Tips for Managing a Bilingual Workforce
June 18, 2014
In a bilingual workplace, language and cultural barriers can contribute to miscommunications and on-the-job accidents and injuries. When you are managing workers whose first language is not English, it is your job to ensure they understand their duties, company policies and safety procedures. And because employees who do not speak English may hesitate to ask for help when they are confused, every employer with a bilingual workforce must take steps to bridge cultural gaps and ensure proper communication.
Orientation and Training
Orientation should be offered in a worker’s native language, if possible. Bilingual employees in human resources or other senior positions can act as translators at orientation and at workplace presentations and safety meetings throughout the year.
To promote worker safety, you should post signage and communication materials in the language in which your employees are fluent.
In addition to printed safety materials, provide information about wages, medical insurance and employee policies.
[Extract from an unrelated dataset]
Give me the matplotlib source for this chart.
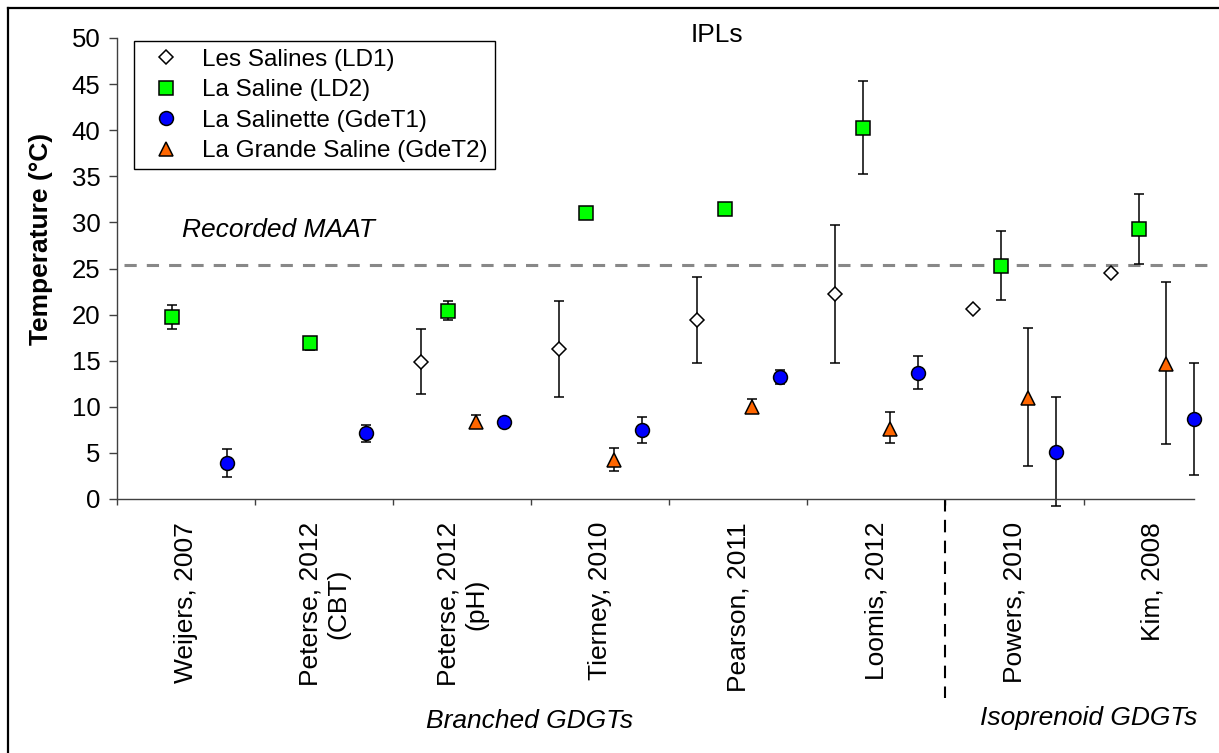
import numpy as np
import matplotlib
matplotlib.use("Agg")
import matplotlib.pyplot as plt
from matplotlib.lines import Line2D
import matplotlib.transforms as mtransforms

plt.rcParams['font.family'] = ['Liberation Sans', 'DejaVu Sans']

# ---------------- data ----------------
studies = ["Weijers, 2007", "Peterse, 2012\n(CBT)", "Peterse, 2012\n(pH)", "Tierney, 2010",
           "Pearson, 2011", "Loomis, 2012", "Powers, 2010", "Kim, 2008"]

series_names = ["Les Salines (LD1)", "La Saline (LD2)", "La Salinette (GdeT1)",
                "La Grande Saline (GdeT2)"]

nan = np.nan
# Les Salines (LD1)
ld1_val = [nan, nan, 14.9, 16.3, 19.4, 22.2, 20.6, 24.5]
ld1_low = [nan, nan, 11.4, 11.1, 14.8, 14.8, nan, nan]
ld1_high = [nan, nan, 18.45, 21.5, 24.1, 29.7, nan, nan]
# La Saline (LD2)
ld2_val = [19.7, 16.9, 20.4, 31.05, 31.45, 40.25, 25.3, 29.25]
ld2_low = [18.45, 16.2, 19.4, nan, nan, 35.2, 21.6, 25.5]
ld2_high = [21.0, 17.4, 21.5, nan, nan, 45.3, 29.1, 33.05]
# La Salinette (GdeT1)
gdet1_val = [3.95, 7.15, 8.3, 7.45, 13.2, 13.7, 5.1, 8.7]
gdet1_low = [2.42, 6.2, 8.0, 6.05, 12.45, 11.9, -0.75, 2.6]
gdet1_high = [5.46, 8.03, 8.6, 8.86, 14.0, 15.5, 11.05, 14.7]
# La Grande Saline (GdeT2)
gdet2_val = [nan, nan, 8.3, 4.25, 9.95, 7.6, 11.0, 14.6]
gdet2_low = [nan, nan, 8.0, 3.05, 9.3, 6.05, 3.6, 6.0]
gdet2_high = [nan, nan, 9.1, 5.55, 10.9, 9.45, 18.55, 23.5]

maat = 25.4
yticks = [0, 5, 10, 15, 20, 25, 30, 35, 40, 45, 50]

# ---------------- styles ----------------
styles = [
    dict(marker='D', ms=6.8, mfc='white'),
    dict(marker='s', ms=9.4, mfc='#00FF00'),
    dict(marker='o', ms=10.0, mfc='#0000FF'),
    dict(marker='^', ms=10.0, mfc='#FF6600'),
]
offsets = [-0.3, -0.1, 0.3, 0.1]

fig = plt.figure(figsize=(12.19, 7.53), dpi=100)
ax = fig.add_axes([117 / 1219, 1 - 499 / 753, 1077 / 1219, 461 / 753])

vals = [ld1_val, ld2_val, gdet1_val, gdet2_val]
lows = [ld1_low, ld2_low, gdet1_low, gdet2_low]
highs = [ld1_high, ld2_high, gdet1_high, gdet2_high]

n = len(studies)
base = np.arange(n) + 0.5
handles = []
for k in range(4):
    v = np.array(vals[k], float)
    lo = np.array(lows[k], float)
    hi = np.array(highs[k], float)
    x = base + offsets[k]
    e = ~np.isnan(lo) & ~np.isnan(v)
    if e.any():
        cont = ax.errorbar(x[e], v[e], yerr=[v[e] - lo[e], hi[e] - v[e]], fmt='none',
                           ecolor='black', elinewidth=1.1, capsize=3.3, capthick=1.1, zorder=2)
        for child in cont.get_children():
            child.set_clip_on(False)
    m = ~np.isnan(v)
    h, = ax.plot(x[m], v[m], linestyle='none', marker=styles[k]['marker'],
                 markersize=styles[k]['ms'], markerfacecolor=styles[k]['mfc'],
                 markeredgecolor='black', markeredgewidth=1.1, zorder=3, clip_on=False,
                 label=series_names[k])
    handles.append(h)

# recorded MAAT line
ax.plot([0.05, 7.93], [maat, maat], color='#888888', lw=2.2, dashes=(4, 3.3),
        zorder=1, clip_on=False)
ax.text(0.47, 29.2, "Recorded MAAT", fontsize=19, style='italic', ha='left', va='center')

ax.set_xlim(0, 7.8)
ax.set_ylim(0, 50)
ax.set_yticks(yticks)
ax.set_yticklabels([str(t) for t in yticks], fontsize=18.5)
ax.set_xticks(np.arange(0, 8))
ax.set_xticklabels([])
ax.set_xticks(base, studies, minor=True)
ax.tick_params(axis='x', which='minor', length=0, pad=16.5, labelsize=19, labelrotation=90)
ax.tick_params(axis='x', which='major', length=4, width=1, direction='out', color='#404040')
ax.tick_params(axis='y', which='major', length=6, width=1, direction='out', color='#404040', pad=6)

for s in ['top', 'right']:
    ax.spines[s].set_visible(False)
for s in ['left', 'bottom']:
    ax.spines[s].set_color('#404040')
    ax.spines[s].set_linewidth(1.0)

fig.text(41 / 1219, 1 - 239 / 753, "Temperature (°C)", fontsize=19, fontweight='bold',
         rotation=90, ha='center', va='center')

leg = ax.legend(handles=handles, loc='upper left', bbox_to_anchor=(0.0158, 0.993),
                borderaxespad=0, fontsize=17.5, frameon=True, fancybox=False,
                edgecolor='black', framealpha=1, borderpad=0.3, handlelength=2.0,
                handletextpad=0.5, labelspacing=0.35, numpoints=1)
leg.get_frame().set_linewidth(1.0)

# separator between branched / isoprenoid
trans = mtransforms.blended_transform_factory(ax.transData, ax.transAxes)
ax.plot([6, 6], [0, -(698 - 499) / 461], transform=trans, color='black', lw=1.5,
        dashes=(6, 4), clip_on=False)

fig.text(717 / 1219, 1 - 35 / 753, "IPLs", fontsize=19, ha='center', va='center')
fig.text(530 / 1219, 1 - 721 / 753, "Branched GDGTs", fontsize=19, style='italic',
         ha='center', va='center')
fig.text(1089 / 1219, 1 - 718 / 753, "Isoprenoid GDGTs", fontsize=19, style='italic',
         ha='center', va='center')

# outer frame (left and top edges)
fig.add_artist(Line2D([7.5 / 1219, 7.5 / 1219], [0, 1 - 7.5 / 753], color='black', lw=1.6,
                      transform=fig.transFigure))
fig.add_artist(Line2D([7.5 / 1219, 1], [1 - 7.5 / 753, 1 - 7.5 / 753], color='black', lw=1.6,
                      transform=fig.transFigure))

fig.savefig("out.png", dpi=100)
It is beneficial to first evaluate your employees’ education, job duties and common injuries, as well as culture and background, and then adapt your safety programmes and communications materials accordingly.
Translation of Materials
Consider professional translation of your materials. The standard translation fee is well worth the expense when weighed against the risk of workplace accidents due to poor communication or understanding.
To develop and retain skilled workers, you may want to consider offering on-site language classes to help your workers build communication skills. Offering learning opportunities at the workplace is convenient for workers and the team environment encourages learning.
On the safety front, keep in mind that new immigrants may not understand the importance of following UK safety standards. If a machine or tool breaks while an employee is using it, the employee may try to make do or fix it to avoid potential blame. Make sure new employees understand that broken machinery in the workplace is taken very seriously and must be reported to ensure everyone’s safety. Workers should understand that properly reporting problems with equipment is a behaviour to be rewarded and that it will not cost them their jobs.
Staying in Touch
Plan to make regular, frequent visits with your bilingual employees to talk about workplace safety issues and any other issues they may be encountering on the job. To create a welcoming environment for all employees, work to develop a company culture that promotes and supports diversity as a core organisational value.